- **Task description**
Using the listing below, output only the lines from the one that contains "What matplotlib code" through the one that contains "plt.rcParams['font.family'] = ['Liberation", inclusive, exactly as given and without images.

- **Source records**

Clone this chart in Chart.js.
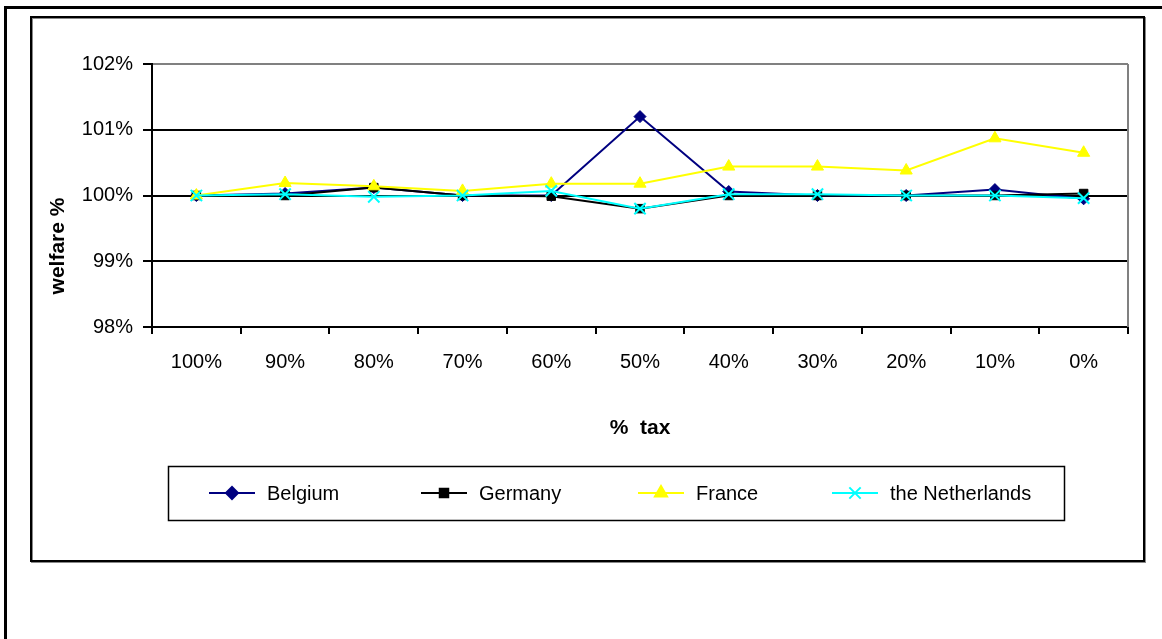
<!DOCTYPE html>
<html>
<head>
<meta charset="utf-8">
<script src="https://cdn.jsdelivr.net/npm/chart.js@4.4.0/dist/chart.umd.min.js"></script>
<style>
  body { margin: 0; background: #fff; overflow: hidden; }
  canvas { display: block; }
</style>
</head>
<body>
<canvas id="welfareChart" width="1162" height="639"></canvas>
<script>
// ==================== DATA ====================
const taxLabels = ["100%", "90%", "80%", "70%", "60%", "50%", "40%", "30%", "20%", "10%", "0%"];
const belgium = [100.00, 100.03, 100.12, 100.00, 100.00, 101.20, 100.06, 100.00, 100.00, 100.09, 99.95];
const germany = [100.00, 100.00, 100.12, 100.00, 99.99, 99.80, 100.00, 100.00, 100.00, 100.00, 100.03];
const france = [100.00, 100.19, 100.14, 100.07, 100.18, 100.18, 100.44, 100.44, 100.38, 100.87, 100.65];
const netherlands = [100.00, 100.02, 99.98, 100.00, 100.07, 99.80, 100.02, 100.02, 100.00, 100.00, 99.96];
const yTicks = [98, 99, 100, 101, 102];

const FONT = "'Liberation Sans', Arial, sans-serif";

// ==================== FRAMES, TITLES, LEGEND ====================
const legendItems = [
    { label: "Belgium", color: "#000080", style: "rectRot", radius: 6, lineX: 209 },
    { label: "Germany", color: "#000000", style: "rect", radius: 6, lineX: 421 },
    { label: "France", color: "#FFFF00", style: "triangle", radius: 7, lineX: 638 },
    { label: "the Netherlands", color: "#00FFFF", style: "crossRot", radius: 8, lineX: 832 }
];

const decorations = {
    id: 'decorations',
    beforeDraw(chart) {
        let ctx = chart.ctx;
        ctx.save();
        ctx.fillStyle = "#fff";
        ctx.fillRect(0, 0, chart.width, chart.height);

        // outer page frame
        ctx.strokeStyle = "#000";
        ctx.lineWidth = 3;
        ctx.beginPath();
        ctx.moveTo(5.5, chart.height);
        ctx.lineTo(5.5, 7.5);
        ctx.lineTo(chart.width, 7.5);
        ctx.stroke();

        // chart frame with shadow
        ctx.strokeStyle = "#888";
        ctx.lineWidth = 2;
        ctx.strokeRect(32, 18, 1113, 544);
        ctx.strokeStyle = "#000";
        ctx.strokeRect(31, 17, 1113, 544);

        // legend box
        ctx.lineWidth = 1.5;
        ctx.strokeRect(168.5, 466.5, 896, 54);

        ctx.font = "20px " + FONT;
        ctx.textBaseline = "middle";
        ctx.textAlign = "left";
        legendItems.forEach(item => {
            let y = 493;
            ctx.strokeStyle = item.color;
            ctx.fillStyle = item.color;
            ctx.lineWidth = 2;
            ctx.beginPath();
            ctx.moveTo(item.lineX, y);
            ctx.lineTo(item.lineX + 46, y);
            ctx.stroke();
            Chart.helpers.drawPoint(ctx, {
                pointStyle: item.style,
                radius: item.radius,
                rotation: 0,
                borderWidth: item.style === "crossRot" ? 2 : 1
            }, item.lineX + 23, y);
            ctx.fillStyle = "#000";
            ctx.fillText(item.label, item.lineX + 58, y + 1);
        });
        ctx.restore();
    },
    afterDraw(chart) {
        let ctx = chart.ctx;
        let area = chart.chartArea;
        ctx.save();
        // plot area right border
        ctx.strokeStyle = "#808080";
        ctx.lineWidth = 2;
        ctx.beginPath();
        ctx.moveTo(area.right, area.top);
        ctx.lineTo(area.right, area.bottom);
        ctx.stroke();

        // axis titles
        ctx.fillStyle = "#000";
        ctx.font = "bold 21px " + FONT;
        ctx.textAlign = "center";
        ctx.textBaseline = "middle";
        ctx.fillText("%  tax", (area.left + area.right) / 2, 428);
        ctx.translate(58, 246);
        ctx.rotate(-Math.PI / 2);
        ctx.fillText("welfare %", 0, 0);
        ctx.restore();
    }
};

// ==================== CHART ====================
function makeSeries(label, data, color, style, radius, order) {
    return {
        label: label,
        data: data,
        borderColor: color,
        backgroundColor: color,
        pointBackgroundColor: color,
        pointBorderColor: color,
        borderWidth: 2,
        pointStyle: style,
        pointRadius: radius,
        pointBorderWidth: style === "crossRot" ? 2 : 1,
        tension: 0,
        order: order
    };
}

let ctx = document.getElementById('welfareChart').getContext('2d');
new Chart(ctx, {
    type: 'line',
    data: {
        labels: taxLabels,
        datasets: [
            makeSeries("Belgium", belgium, "#000080", "rectRot", 6, 3),
            makeSeries("Germany", germany, "#000000", "rect", 6, 2),
            makeSeries("France", france, "#FFFF00", "triangle", 7, 1),
            makeSeries("the Netherlands", netherlands, "#00FFFF", "crossRot", 8, 0)
        ]
    },
    options: {
        responsive: false,
        animation: false,
        devicePixelRatio: 1,
        layout: { padding: { top: 64, right: 34, left: 0, bottom: 0 } },
        plugins: {
            legend: { display: false },
            tooltip: { enabled: false }
        },
        scales: {
            x: {
                offset: true,
                grid: { offset: true, drawOnChartArea: false, drawTicks: true, tickLength: 7, color: "#000", lineWidth: 2 },
                border: { color: "#000", width: 2 },
                ticks: { color: "#000", font: { family: FONT, size: 20 }, padding: 16, maxRotation: 0, autoSkip: false },
                afterFit(scale) { scale.height = 312; }
            },
            y: {
                min: yTicks[0],
                max: yTicks[yTicks.length - 1],
                afterBuildTicks(scale) { scale.ticks = yTicks.map(v => ({ value: v })); },
                ticks: { color: "#000", font: { family: FONT, size: 20 }, padding: 10, callback: v => v + "%" },
                grid: {
                    color: c => (c.tick && c.tick.value === 102) ? "#808080" : "#000",
                    tickColor: "#000",
                    lineWidth: 2,
                    tickLength: 9
                },
                border: { color: "#000", width: 2 },
                afterFit(scale) { scale.width = 152; }
            }
        }
    },
    plugins: [decorations]
});
</script>
</body>
</html>
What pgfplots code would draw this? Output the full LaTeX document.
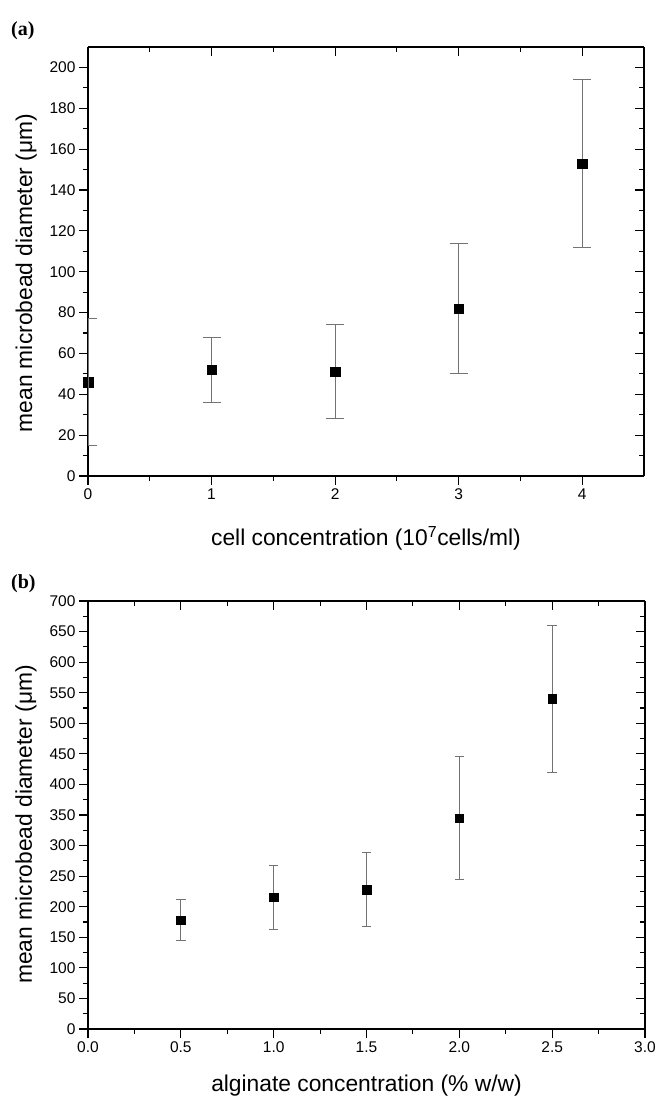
\documentclass[border=0pt]{standalone}
\usepackage{fontspec}
\setmainfont{Liberation Sans}
\newfontfamily\panelfont{Liberation Serif}
\usepackage{pgfplots}
\pgfplotsset{compat=1.18}

\pgfplotsset{
  common/.style={
    scale only axis,
    axis line style={line width=1.3pt, -},
    tick style={line width=1.1pt, black},
    major tick length=9pt,
    minor tick length=5pt,
    tick label style={font=\fontsize{15.5}{18}\selectfont},
    label style={font=\fontsize{22.8}{26}\selectfont},
    /pgf/number format/assume math mode=true,
  },
  lowerleft/.style={common, axis x line*=bottom, axis y line*=left, tick align=outside},
  upperright/.style={common, axis x line*=top, axis y line*=right, tick align=inside,
    xticklabels={}, yticklabels={}},
  errs/.style 2 args={only marks, mark=square*, mark options={black}, mark size=#1,
    error bars/.cd, y dir=both, y explicit,
    error bar style={black!55, line width=1pt},
    error mark options={black!55, mark size=#2, line width=1pt, rotate=90}},
}

\begin{document}
\begin{tikzpicture}
\useasboundingbox (0,0) rectangle (658pt,-1098pt);

\node[anchor=base west, inner sep=0pt, font=\panelfont\bfseries\fontsize{20}{24}\selectfont] at (11pt,-35pt) {(a)};
\node[anchor=base west, inner sep=0pt, font=\panelfont\bfseries\fontsize{20}{24}\selectfont] at (11pt,-588pt) {(b)};

% panel (a)
\begin{axis}[lowerleft, at={(88pt,-47pt)}, anchor=north west,
  width=556pt, height=429pt,
  xmin=0, xmax=4.5, ymin=0, ymax=210,
  xtick={0,1,2,3,4}, minor x tick num=1,
  ytick={0,20,...,200}, minor y tick num=1,
  xlabel={cell concentration (10\textsuperscript{7}cells/ml)},
  ylabel={mean microbead diameter (μm)},
  xlabel style={at={(axis description cs:0.5,-0.161)}, anchor=base},
  ylabel style={at={(axis description cs:-0.1007,0.473)}, anchor=base, rotate=0},
]
\addplot[errs={4.7pt}{9pt}]
coordinates {
  (1,52) +- (0,16)
  (2,51) +- (0,23)
  (3,82) +- (0,32)
  (4,153) +- (0,41)
};
\addplot[only marks, mark=square*, mark options={black}, mark size=4.7pt]
coordinates {(0,46)};
\end{axis}
\begin{axis}[upperright, at={(88pt,-47pt)}, anchor=north west,
  width=556pt, height=429pt,
  xmin=0, xmax=4.5, ymin=0, ymax=210,
  xtick={0,1,2,3,4}, minor x tick num=1,
  ytick={0,20,...,200}, minor y tick num=1,
  clip marker paths=true,
]
% the first point sits on the y axis: its caps are cut at the axis
\addplot[errs={0pt}{9pt}, /tikz/mark=none]
coordinates {(0,46) +- (0,31)};
\end{axis}

% panel (b)
\begin{axis}[lowerleft, at={(88pt,-601pt)}, anchor=north west,
  width=557pt, height=428pt,
  xmin=0, xmax=3, ymin=0, ymax=700,
  xtick={0,0.5,...,3}, minor x tick num=1,
  ytick={0,50,...,700}, minor y tick num=1,
  xticklabel style={/pgf/number format/.cd, fixed, fixed zerofill, precision=1},
  xlabel={alginate concentration (\% w/w)},
  ylabel={mean microbead diameter (μm)},
  xlabel style={at={(axis description cs:0.5,-0.147)}, anchor=base},
  ylabel style={at={(axis description cs:-0.1007,0.478)}, anchor=base, rotate=0},
]
\addplot[errs={4.2pt}{4.7pt}]
coordinates {
  (0.5,178) +- (0,33)
  (1.0,215.5) +- (0,52.5)
  (1.5,228) +- (0,61)
  (2.0,345) +- (0,100)
  (2.5,540) +- (0,120)
};
\end{axis}
\begin{axis}[upperright, at={(88pt,-601pt)}, anchor=north west,
  width=557pt, height=428pt,
  xmin=0, xmax=3, ymin=0, ymax=700,
  xtick={0,0.5,...,3}, minor x tick num=1,
  ytick={0,50,...,700}, minor y tick num=1,
]
\end{axis}
\end{tikzpicture}
\end{document}
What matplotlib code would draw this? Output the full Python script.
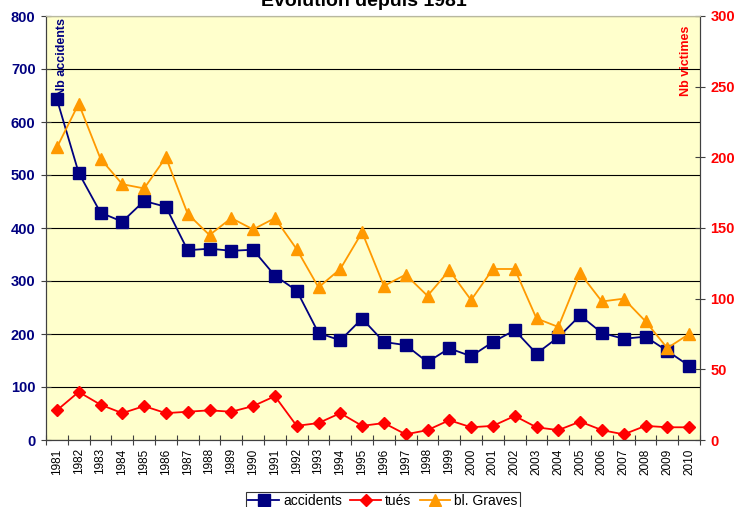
import matplotlib
matplotlib.use('Agg')
import matplotlib.pyplot as plt

plt.rcParams['font.family'] = ['Liberation Sans', 'DejaVu Sans']

annees = [str(a) for a in range(1981, 2011)]
accidents = [643, 504, 429, 412, 451, 440, 358, 361, 357, 359,
             310, 282, 202, 188, 229, 185, 179, 147, 173, 158,
             185, 207, 163, 194, 235, 202, 191, 195, 168, 140]
tues = [21, 34, 25, 19, 24, 19, 20, 21, 20, 24,
        31, 10, 12, 19, 10, 12, 4, 7, 14, 9,
        10, 17, 9, 7, 13, 7, 4, 10, 9, 9]
graves = [207, 238, 199, 181, 178, 200, 160, 145, 157, 149,
          157, 135, 108, 121, 147, 109, 117, 102, 120, 99,
          121, 121, 86, 80, 118, 98, 100, 84, 65, 75]

navy = '#000080'
rouge = '#FF0000'
orange = '#FF9900'

fig = plt.figure(figsize=(7.36, 5.07), dpi=100)
ax = fig.add_axes([46/736, 1-440/507, (700-46)/736, (440-16)/507])
ax.set_facecolor('#FFFFCC')
x = list(range(len(annees)))

l1, = ax.plot(x, accidents, color=navy, marker='s', markersize=8, lw=1.3,
              label='accidents', zorder=3)
ax.set_ylim(0, 800)
ax.set_xlim(-0.5, len(annees)-0.5)
ax.set_yticks(range(0, 801, 100))
ax.yaxis.grid(True, color='black', lw=0.8)
ax.set_axisbelow(True)
ax.set_xticks([i - 0.5 for i in range(len(annees)+1)], minor=False)
ax.set_xticklabels([])
ax.set_xticks(x, minor=True)
ax.set_xticklabels(annees, minor=True, rotation=90, fontsize=8.5)
ax.tick_params(axis='x', which='major', direction='inout', length=7, color='#404040')
ax.tick_params(axis='x', which='minor', length=0, pad=6)
ax.tick_params(axis='y', direction='inout', length=7, color='#404040',
               labelcolor=navy, labelsize=10.5, pad=4)
for t in ax.get_yticklabels():
    t.set_fontweight('bold')

ax2 = ax.twinx()
ax2.patch.set_visible(False)
l2, = ax2.plot(x, tues, color=rouge, marker='D', markersize=6, lw=1.3, label='tués')
l3, = ax2.plot(x, graves, color=orange, marker='^', markersize=8, lw=1.3,
               label='bl. Graves')
ax2.set_ylim(0, 300)
ax2.set_yticks(range(0, 301, 50))
ax2.tick_params(axis='y', direction='inout', length=7, color='#404040',
                labelcolor=rouge, labelsize=10.5, pad=4)
for t in ax2.get_yticklabels():
    t.set_fontweight('bold')

for a in (ax, ax2):
    a.spines['top'].set_color('#b8b8a0')
    a.spines['left'].set_color('#404040')
    a.spines['bottom'].set_color('#404040')
    a.spines['right'].set_color('#404040')

ax.text(0.25, 797, 'Nb accidents', rotation=90, ha='center', va='top',
        color=navy, fontsize=9, fontweight='bold')
ax2.text(28.85, 293, 'Nb victimes', rotation=90, ha='center', va='top',
         color=rouge, fontsize=9, fontweight='bold')

fig.text(363.5/736, 1-6/507, 'Evolution depuis 1981', ha='center', va='baseline',
         fontsize=14, fontweight='bold')

leg = fig.legend(handles=[l1, l2, l3], loc='lower center',
                 bbox_to_anchor=(383/736, -0.008), ncol=3, fontsize=10,
                 frameon=True, fancybox=False, edgecolor='black',
                 handlelength=2.2, handletextpad=0.3, columnspacing=0.6,
                 borderpad=0.2, borderaxespad=0)
leg.get_frame().set_linewidth(0.8)

fig.savefig('out.png', dpi=100)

- **Problem solution**
What matplotlib code would draw this? Output the full Python script.
import matplotlib
matplotlib.use('Agg')
import matplotlib.pyplot as plt

plt.rcParams['font.family'] = ['Liberation Sans', 'DejaVu Sans']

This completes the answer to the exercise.